Katherine Dendel On April 2, 2002, 51-year-old Katherine Dendel called 911 because her live-in partner of nearly 30 years, 57-year-old Paul Burley, was dead in their Jackson, Michigan home. On May 15, Dendel was arrested and charged with first-degree murder. Dendel went to trial in Jackson County Circuit Court in January 2003. The prosecution contended that Dendel killed Burley by injecting him with insulin so that she could receive a $25,000 life insurance payout.
A medical examiner who conducted an autopsy concluded that Burley had been comatose for 12 hours before he died—contradicting Dendel’s statement to emergency personnel that Burley had been awake at 4 a.m.
Paramedic Bobby Ackley, Jr., testified that Dendel was hysterical when he arrived. He said that she eventually said that she wanted Burley’s body cremated, and that she did not want an autopsy or for Burley’s family to be contacted.
Toxicologist Michael Evans testified that Burley had no glucose in his system, a condition consistent with receiving an insulin injection. A neurologist who had previously treated Burley testified that Burley did not take any medications that would have caused a glucose level of zero. Evans also testified that Burley’s physical condition had deteriorated so much it would have been either extremely difficult or impossible for him to have injected himself with a syringe.
Pauline Toves, Burley’s sister, testified that Dendel had not wanted to put Burley in a nursing home because the nursing home—not Dendel—would receive medical benefit payments that Burley was receiving. An outreach worker testified that she had offered services for Burley, but Dendel failed to follow up to get the services. Another witness testified that a few weeks before Burley’s death, Dendel said she felt “like giving him a shot of insulin.”
Dendel denied injecting Burley with insulin and testified that she had vowed to take care of him.
Dendel testified that Burley suffered from hepatitis, herpes, chronic obstructive pulmonary disease, throat cancer, HIV, neuropathy, epilepsy, impaired vision, and dementia. Dendel was herself a diabetic and gave herself insulin injections twice daily. She testified that she had become overwhelmed by the responsibility of taking care of Burley. She said that as he became increasingly uncooperative, she received no help from his family members and he was too young and not ill enough to qualify for residential care.
In fact, she said that the day before Burley died, a visiting nurse had quit because Burley was so uncooperative. That night, Dendel called police, saying that Burley was running around their apartment with a knife, although when police arrived, he was sitting calmly.
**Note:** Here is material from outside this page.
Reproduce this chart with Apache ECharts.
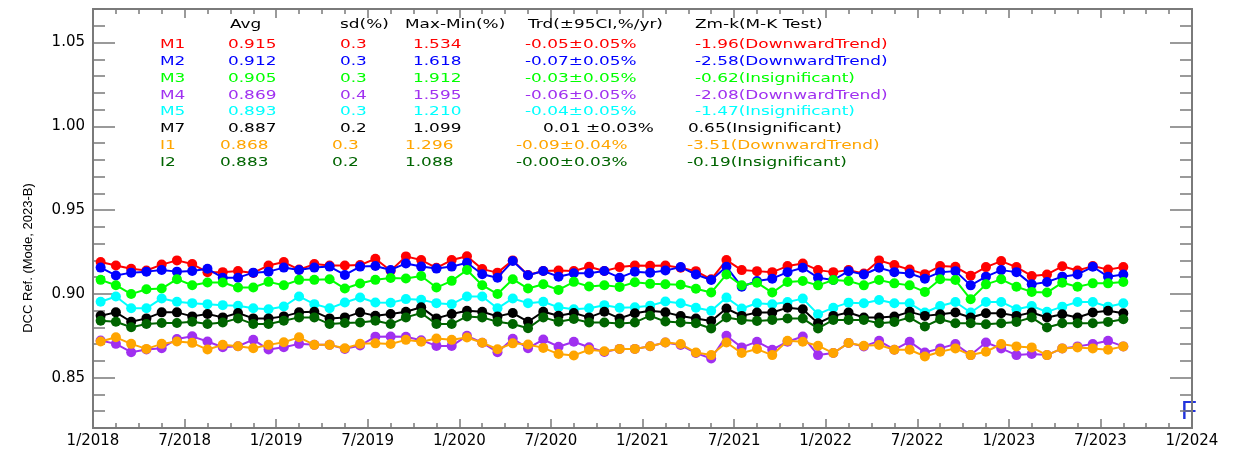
<!DOCTYPE html>
<html><head><meta charset="utf-8">
<script src="https://cdn.jsdelivr.net/npm/echarts@6/dist/echarts.min.js"></script>
<style>html,body{margin:0;padding:0;background:#fff}#c{width:1253px;height:452px}</style>
</head><body><div id="c"></div>
<script>
// ---------- DATA ----------
const months = [
 '2018-01','2018-02','2018-03','2018-04','2018-05','2018-06','2018-07','2018-08','2018-09','2018-10','2018-11','2018-12',
 '2019-01','2019-02','2019-03','2019-04','2019-05','2019-06','2019-07','2019-08','2019-09','2019-10','2019-11','2019-12',
 '2020-01','2020-02','2020-03','2020-04','2020-05','2020-06','2020-07','2020-08','2020-09','2020-10','2020-11','2020-12',
 '2021-01','2021-02','2021-03','2021-04','2021-05','2021-06','2021-07','2021-08','2021-09','2021-10','2021-11','2021-12',
 '2022-01','2022-02','2022-03','2022-04','2022-05','2022-06','2022-07','2022-08','2022-09','2022-10','2022-11','2022-12',
 '2023-01','2023-02','2023-03','2023-04','2023-05','2023-06','2023-07','2023-08'];
const M1 = [0.9190,0.9170,0.9150,0.9140,0.9175,0.9200,0.9178,0.9130,0.9130,0.9137,0.9125,0.9170,0.9190,0.9145,0.9178,0.9170,0.9170,0.9172,0.9210,0.9138,
0.9224,0.9202,0.9156,0.9202,0.9225,0.9148,0.9127,0.9200,0.9113,0.9137,0.9140,0.9137,0.9162,0.9137,0.9160,0.9170,0.9168,0.9170,0.9156,0.9136,
0.9087,0.9202,0.9142,0.9136,0.9130,0.9166,0.9182,0.9142,0.9130,0.9142,0.9122,0.9200,0.9173,0.9145,0.9118,0.9166,0.9162,0.9109,0.9160,0.9196,
0.9160,0.9107,0.9116,0.9165,0.9140,0.9166,0.9145,0.9160];
const M2 = [0.9157,0.9110,0.9127,0.9133,0.9143,0.9133,0.9137,0.9150,0.9097,0.9097,0.9127,0.9133,0.9157,0.9143,0.9157,0.9163,0.9113,0.9163,0.9167,0.9143,
0.9182,0.9163,0.9151,0.9163,0.9186,0.9117,0.9097,0.9196,0.9111,0.9137,0.9103,0.9123,0.9123,0.9137,0.9097,0.9133,0.9127,0.9140,0.9160,0.9116,
0.9083,0.9162,0.9043,0.9077,0.9091,0.9130,0.9156,0.9097,0.9083,0.9136,0.9116,0.9156,0.9130,0.9122,0.9091,0.9130,0.9136,0.9051,0.9103,0.9142,
0.9130,0.9057,0.9071,0.9103,0.9116,0.9162,0.9103,0.9116];
const M3 = [0.9084,0.9052,0.8999,0.9028,0.9032,0.9088,0.9052,0.9068,0.9068,0.9038,0.9038,0.9072,0.9052,0.9084,0.9084,0.9088,0.9032,0.9062,0.9084,0.9095,
0.9092,0.9107,0.9038,0.9078,0.9143,0.9052,0.8999,0.9088,0.9032,0.9058,0.9024,0.9072,0.9044,0.9052,0.9042,0.9070,0.9060,0.9058,0.9055,0.9031,
0.9008,0.9116,0.9051,0.9067,0.9008,0.9071,0.9077,0.9051,0.9083,0.9077,0.9051,0.9083,0.9063,0.9051,0.9012,0.9087,0.9083,0.8968,0.9057,0.9087,
0.9043,0.9012,0.9008,0.9067,0.9043,0.9063,0.9063,0.9071];
const M4 = [0.8722,0.8702,0.8652,0.8668,0.8676,0.8731,0.8747,0.8716,0.8682,0.8688,0.8727,0.8668,0.8682,0.8702,0.8696,0.8696,0.8672,0.8692,0.8745,0.8746,
0.8744,0.8724,0.8690,0.8690,0.8750,0.8709,0.8652,0.8732,0.8676,0.8728,0.8685,0.8715,0.8682,0.8654,0.8672,0.8672,0.8688,0.8710,0.8695,0.8647,
0.8615,0.8750,0.8681,0.8715,0.8667,0.8715,0.8746,0.8635,0.8647,0.8707,0.8687,0.8720,0.8667,0.8715,0.8651,0.8675,0.8701,0.8635,0.8710,0.8675,
0.8635,0.8641,0.8635,0.8675,0.8687,0.8701,0.8720,0.8687];
const M5 = [0.8953,0.8985,0.8914,0.8914,0.8973,0.8953,0.8945,0.8939,0.8933,0.8929,0.8914,0.8909,0.8925,0.8985,0.8939,0.8914,0.8949,0.8979,0.8949,0.8947,
0.8969,0.8965,0.8945,0.8939,0.8985,0.8985,0.8914,0.8973,0.8945,0.8953,0.8920,0.8909,0.8914,0.8933,0.8917,0.8920,0.8930,0.8955,0.8944,0.8918,
0.8899,0.8978,0.8913,0.8944,0.8938,0.8952,0.8972,0.8879,0.8918,0.8948,0.8944,0.8964,0.8944,0.8944,0.8889,0.8928,0.8952,0.8889,0.8952,0.8952,
0.8909,0.8928,0.8893,0.8924,0.8952,0.8952,0.8924,0.8944];
const M7 = [0.8870,0.8890,0.8834,0.8854,0.8890,0.8890,0.8866,0.8880,0.8860,0.8886,0.8854,0.8854,0.8866,0.8890,0.8894,0.8854,0.8860,0.8890,0.8870,0.8880,
0.8894,0.8920,0.8854,0.8880,0.8900,0.8894,0.8866,0.8886,0.8834,0.8894,0.8870,0.8886,0.8860,0.8894,0.8854,0.8885,0.8900,0.8890,0.8868,0.8853,
0.8839,0.8913,0.8869,0.8889,0.8889,0.8918,0.8909,0.8825,0.8869,0.8889,0.8859,0.8859,0.8865,0.8893,0.8869,0.8879,0.8889,0.8859,0.8885,0.8885,
0.8869,0.8889,0.8859,0.8879,0.8859,0.8889,0.8899,0.8885];
const I1 = [0.8716,0.8741,0.8702,0.8672,0.8702,0.8716,0.8708,0.8668,0.8696,0.8688,0.8676,0.8696,0.8712,0.8741,0.8696,0.8696,0.8676,0.8702,0.8705,0.8701,
0.8726,0.8715,0.8734,0.8726,0.8740,0.8709,0.8670,0.8705,0.8698,0.8678,0.8641,0.8633,0.8667,0.8658,0.8672,0.8672,0.8688,0.8710,0.8701,0.8651,
0.8635,0.8710,0.8647,0.8671,0.8635,0.8720,0.8715,0.8691,0.8647,0.8707,0.8691,0.8695,0.8667,0.8667,0.8627,0.8655,0.8675,0.8635,0.8655,0.8701,
0.8687,0.8681,0.8635,0.8675,0.8681,0.8675,0.8667,0.8687];
const I2 = [0.8840,0.8834,0.8801,0.8820,0.8826,0.8826,0.8834,0.8820,0.8830,0.8854,0.8820,0.8820,0.8840,0.8860,0.8860,0.8820,0.8826,0.8830,0.8840,0.8820,
0.8860,0.8886,0.8820,0.8820,0.8866,0.8860,0.8834,0.8820,0.8795,0.8860,0.8834,0.8850,0.8830,0.8830,0.8823,0.8830,0.8870,0.8835,0.8830,0.8825,
0.8794,0.8859,0.8845,0.8839,0.8845,0.8853,0.8853,0.8794,0.8845,0.8845,0.8845,0.8825,0.8833,0.8859,0.8806,0.8849,0.8825,0.8825,0.8819,0.8825,
0.8833,0.8859,0.8800,0.8825,0.8825,0.8825,0.8833,0.8849];
const seriesNames = ['M1','M2','M3','M4','M5','M7','I1','I2'];
const xTickLabels = ['1/2018','7/2018','1/2019','7/2019','1/2020','7/2020','1/2021','7/2021','1/2022','7/2022','1/2023','7/2023','1/2024'];
const yTickValues = [0.85,0.90,0.95,1.00,1.05];
const statHeaders = ['Avg','sd(%)','Max-Min(%)','Trd(\u00b195CI,%/yr)','Zm-k(M-K Test)'];
const statAvg = ['0.915','0.912','0.905','0.869','0.893','0.887','0.868','0.883'];
const statSd = ['0.3','0.3','0.3','0.4','0.3','0.2','0.3','0.2'];
const statRange = ['1.534','1.618','1.912','1.595','1.210','1.099','1.296','1.088'];
const statTrend = ['-0.05\u00b10.05%','-0.07\u00b10.05%','-0.03\u00b10.05%','-0.06\u00b10.05%','-0.04\u00b10.05%','0.01 \u00b10.03%','-0.09\u00b10.04%','-0.00\u00b10.03%'];
const statZ = ['-1.96(DownwardTrend)','-2.58(DownwardTrend)','-0.62(Insignificant)','-2.08(DownwardTrend)','-1.47(Insignificant)','0.65(Insignificant)','-3.51(DownwardTrend)','-0.19(Insignificant)'];
const yAxisTitle = 'DCC Ref. (Mode, 2023-B)';

// ---------- STYLE ----------
const colors = ['#ff0000','#0000ff','#00ff00','#a030f0','#00ffff','#000000','#ffa500','#006400'];
const seriesValues = [M1,M2,M3,M4,M5,M7,I1,I2];
const AX = '#7a7a7a';
const FONT = '"DejaVu Sans", sans-serif';

function monthPos(s){ const p = s.split('-'); return (parseInt(p[0])-2018)*12 + (parseInt(p[1])-1) + 0.5; }

const chart = echarts.init(document.getElementById('c'), null, {renderer:'canvas'});

const axisLine = {show:true, onZero:false, lineStyle:{color:AX, width:2}};
function xAx(pos, showLabel){
  return {type:'value', position:pos, min:0, max:72, interval:6,
    axisLine, axisTick:{show:true, inside:true, length:9, lineStyle:{color:AX, width:1.5}},
    minorTick:{show:true, splitNumber:4, length:5, lineStyle:{color:AX, width:1.5}},
    splitLine:{show:false}, minorSplitLine:{show:false},
    axisLabel:{show:showLabel, margin:6, color:'#000', fontFamily:FONT, fontSize:15,
      formatter: v => xTickLabels[Math.round(v/6)] || ''}};
}
function yMinor(pos){
  return {type:'value', position:pos, min:0.82, max:1.07, interval:0.01,
    axisLine, axisTick:{show:true, inside:true, length:12, lineStyle:{color:AX, width:1.5}},
    axisLabel:{show:false}, splitLine:{show:false}};
}
function yMajor(pos, showLabel){
  return {type:'value', position:pos, min:0.82, max:1.07,
    axisLine, axisTick:{show:true, inside:true, length:22, customValues:yTickValues, lineStyle:{color:AX, width:1.5}},
    axisLabel:{show:showLabel, customValues:yTickValues, margin:8, color:'#000', fontFamily:FONT, fontSize:15,
      formatter: v => v.toFixed(2)}, splitLine:{show:false}};
}

// table graphics
const rowY = [45,62,79,96,112,129,146,163];
const graphics = [];
function txt(x,y,t,c){ graphics.push({type:'text', x:x, y:y, scaleX:1.3, z:100,
  style:{text:t, fill:c, font:'13px '+FONT, textAlign:'left', textVerticalAlign:'middle', verticalAlign:'middle'}}); }
const hdrX = [230,340,405,528,695];
statHeaders.forEach((h,i)=>txt(hdrX[i],25,h,'#000'));
seriesNames.forEach((n,k)=>{
  const isI = n[0]==='I';
  const c = colors[k];
  txt(160, rowY[k], n, c);
  txt(isI?220:228, rowY[k], statAvg[k], c);
  txt(isI?332:340, rowY[k], statSd[k], c);
  txt(isI?405:413, rowY[k], statRange[k], c);
  txt(isI?516:(n==='M7'?543:525), rowY[k], statTrend[k], c);
  txt(isI?687:(n==='M7'?688:695), rowY[k], statZ[k], c);
});
graphics.push({type:'text', x:28, y:258, rotation:Math.PI/2,
  style:{text:yAxisTitle, fill:'#000', font:'13px "Liberation Sans", sans-serif', textAlign:'center', textVerticalAlign:'middle', verticalAlign:'middle'}});
graphics.push({type:'text', x:1181, y:412,
  style:{text:'F', fill:'#2233dd', font:'26px "Liberation Sans", sans-serif', textAlign:'left', textVerticalAlign:'middle', verticalAlign:'middle'}});

chart.setOption({
  animation:false,
  backgroundColor:'#fff',
  grid:{left:93, right:61, top:9, bottom:24, containLabel:false},
  xAxis:[xAx('bottom', true), xAx('top', false)],
  yAxis:[yMinor('left'), yMajor('left', true), yMinor('right'), yMajor('right', false)],
  graphic: graphics,
  series: seriesValues.map((arr,k)=>({
    name: seriesNames[k], type:'line', xAxisIndex:0, yAxisIndex:0,
    data: arr.map((v,i)=>[monthPos(months[i]), v]),
    symbol:'circle', symbolSize:10, showSymbol:true,
    lineStyle:{width:2, color:colors[k]}, itemStyle:{color:colors[k]},
    emphasis:{disabled:true}, z:2+k
  }))
});
</script></body></html>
Dendel testified that Burley’s condition was normal the next day. However, when she checked on him a few hours after lunch, he was dead.
On February 5, 2003, Jackson County Circuit Court Judge Chad Schmucker acquitted Dendel of first-degree murder, but convicted her of second-degree murder. He sentenced her to 7½ to 15 years in prison.
Subsequently, Judge Schmucker held an evidentiary hearing on a defense motion asserting that Dendel’s trial defense lawyer had provided an inadequate legal defense by failing to call an expert witness to rebut the prosecution’s evidence.
At the hearing, Dendel’s lawyer, Valerie Newman, from the Michigan State Appellate Defender Office, presented testimony from a forensic pathologist. The pathologist testified that although it could not be ruled out, the prosecution’s evidence did not significantly support a finding that Burley’s death resulted from an insulin overdose, and that a multiple drug overdose was also a possible cause of death.
In September 2005, Judge Schmucker denied the motion for a new trial, but in July 2006, the Michigan Court of Appeals reversed and ordered a new trial.
In 2008, the Michigan Supreme Court reversed that ruling and remanded the case back to the Court of Appeals, which, in 2010, upheld Dendel’s conviction.
In 2012, the same year she was released from prison on parole, Dendel filed a federal petition for a writ of habeas corpus. The petition again asserted that her trial lawyer—who had since become a judge—had failed to provide an adequate legal defense by not calling an expert witness at the trial.
A federal district court judge denied the petition, finding that Dendel’s trial lawyer had acted reasonably and had pursued—at Dendel’s urging—a defense based on the theory that Burley committed suicide. Such a theory was consistent with the prosecution’s evidence that he died of an insulin overdose.
However, in May 2016, the Sixth Circuit U.S. Court of Appeals granted the writ and vacated Dendel’s conviction. “There is a reasonable probability that had Dendel’s trial counsel mounted the available expert evidence that Burley’s death could have been caused by a combination of drugs as her appellate counsel did,” the court concluded, “it would have, at a minimum, raised doubt about Dendel’s guilt and undermined the confidence in her conviction or sentence.” The court ordered a new trial.
On January 24, 2017, the prosecution dismissed the charge.
In 2019, Dendel sought compensation from the state of Michigan, buit her claim was denied.